The rivalry the fans love best returned partially because of an influx of fresh blood, but also because fierce dislike is a cyclical beast. And the break actually did the rivalry some good.

Today, both teams have young, fun players with overactive bats who aren’t afraid to chirp and fight if the situation calls for it. The “Red Sox as underdogs, Yankees as ravaging conquerors” storyline has played out, setting a new stage for fresh personal vendettas. Neither team has won anything since 2013, so everyone is hungry and it’s a true chase again.

The Baby Bombers vs. The Artist Formerly Known As Win Dance Repeat pays homage to their previous rivalry peaks. Boston still has a little of the old scrappy, come-from-behind mentality against the machine-like brutality of the New York offense, but they’re both now operating at the same level of financial abandon. There’s no throwing stones at New York being able to afford Giancarlo Stanton when you live in a glass house made of J.D. Martinez’s signing.

Even managers Alex Cora and Aaron Boone are getting in on the action — with a little in-game shouting and some “we did nothing wrong” interviews — having both witnessed things firsthand in the mid-aughts trenches and seen how much fun a full-bore rivalry can be.

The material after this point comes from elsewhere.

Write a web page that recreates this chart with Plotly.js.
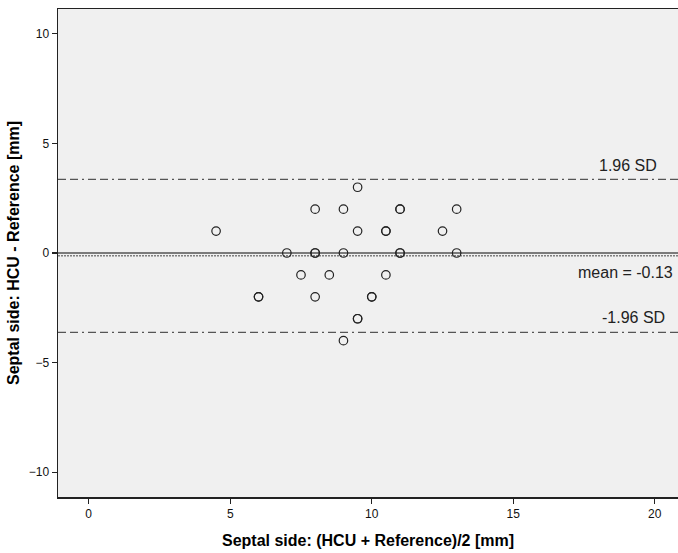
<!DOCTYPE html>
<html>
<head>
<meta charset="utf-8">
<script src="https://cdn.plot.ly/plotly-3.0.1.min.js"></script>
<style>html,body{margin:0;padding:0;background:#fff;}#chart{width:678px;height:553px;}</style>
</head>
<body>
<div id="chart"></div>
<script>
// Septal side: mean of (HCU + Reference)/2 [mm]
const avgValues = [9.5, 8, 9, 11, 11, 13, 4.5, 9.5, 10.5, 10.5, 12.5, 7, 8, 8, 9, 11, 11, 13, 7.5, 8.5, 10.5, 6, 6, 8, 10, 10, 9.5, 9.5, 9];
// Septal side: HCU - Reference [mm]
const diffValues = [3, 2, 2, 2, 2, 2, 1, 1, 1, 1, 1, 0, 0, 0, 0, 0, 0, 0, -1, -1, -1, -2, -2, -2, -2, -2, -3, -3, -4];
const meanDiff = -0.13;
const upperLoA = 3.36;
const lowerLoA = -3.62;
const xTicks = [0, 5, 10, 15, 20];
const yTicks = [-10, -5, 0, 5, 10];

const xr = [-1.085, 20.82];
const font = 'Liberation Sans, Arial, sans-serif';

const traces = [
  {x: xr, y: [0, 0], mode: 'lines', line: {color: '#555', width: 1.5}, hoverinfo: 'skip'},
  {x: xr, y: [meanDiff, meanDiff], mode: 'lines', line: {color: '#444', width: 1, dash: '2px,1px'}, hoverinfo: 'skip'},
  {x: xr, y: [upperLoA, upperLoA], mode: 'lines', line: {color: '#555', width: 1.3, dash: '8px,4px,8px,4px,2px,4px'}, hoverinfo: 'skip'},
  {x: xr, y: [lowerLoA, lowerLoA], mode: 'lines', line: {color: '#555', width: 1.3, dash: '8px,4px,8px,4px,2px,4px'}, hoverinfo: 'skip'},
  {x: avgValues, y: diffValues, mode: 'markers', type: 'scatter',
   marker: {symbol: 'circle-open', size: 8.5, color: '#222', line: {width: 1.2, color: '#222'}}}
];

const layout = {
  width: 678, height: 553,
  margin: {l: 58, r: 0, t: 9, b: 56},
  paper_bgcolor: '#ffffff',
  plot_bgcolor: '#f0f0f0',
  showlegend: false,
  font: {family: font, size: 12, color: '#111'},
  xaxis: {
    range: xr, tickvals: xTicks, ticks: 'outside', ticklen: 5, tickwidth: 1.3, tickcolor: '#222',
    showgrid: false, zeroline: false, showline: true, linecolor: '#222', linewidth: 1.5, mirror: true,
    tickfont: {family: font, size: 12, color: '#111'},
    title: {text: 'Septal side: (HCU + Reference)/2 [mm]', font: {family: font, size: 16, color: '#000', weight: 'bold'}, standoff: 15}
  },
  yaxis: {
    range: [-11.13, 11.13], tickvals: yTicks, ticks: 'outside', ticklen: 5, tickwidth: 1.3, tickcolor: '#222',
    showgrid: false, zeroline: false, showline: true, linecolor: '#222', linewidth: 1.5, mirror: false,
    tickfont: {family: font, size: 12, color: '#111'},
    title: {text: 'Septal side: HCU - Reference [mm]', font: {family: font, size: 16, color: '#000', weight: 'bold'}, standoff: 5}
  },
  annotations: [
    {xref: 'paper', yref: 'y', x: (659 - 58) / 620, y: 4.01, xanchor: 'right', yanchor: 'middle', showarrow: false,
     text: '1.96 SD', font: {family: font, size: 16, color: '#222'}},
    {xref: 'paper', yref: 'y', x: (675 - 58) / 620, y: -0.91, xanchor: 'right', yanchor: 'middle', showarrow: false,
     text: 'mean = ' + meanDiff.toFixed(2), font: {family: font, size: 16, color: '#222'}},
    {xref: 'paper', yref: 'y', x: (667 - 58) / 620, y: -2.96, xanchor: 'right', yanchor: 'middle', showarrow: false,
     text: '-1.96 SD', font: {family: font, size: 16, color: '#222'}}
  ]
};

Plotly.newPlot('chart', traces, layout, {displayModeBar: false, staticPlot: true});
</script>
</body>
</html>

That last “rivalry era” lasted for more than a decade and this could be the start of another glorious stretch of the Yankees and Red Sox engaging in fisticuffs once or twice a year before meeting in the postseason, especially considering all of the young players involved who, if we’re lucky, have many years filled with potential pettiness ahead of them.

It might be greedy to ask for all that from a rivalry that is only just being resuscitated, but that just shows how exciting these teams are right now and how high this rivalry was at its peaks. Not having this feeling for the foreseeable future would be unacceptable. We lived through the lull. It was only natural that it occurred in the long run, but it was a lull nonetheless.

With any luck, this stretch of the rivalry will be just as intoxicating as the last.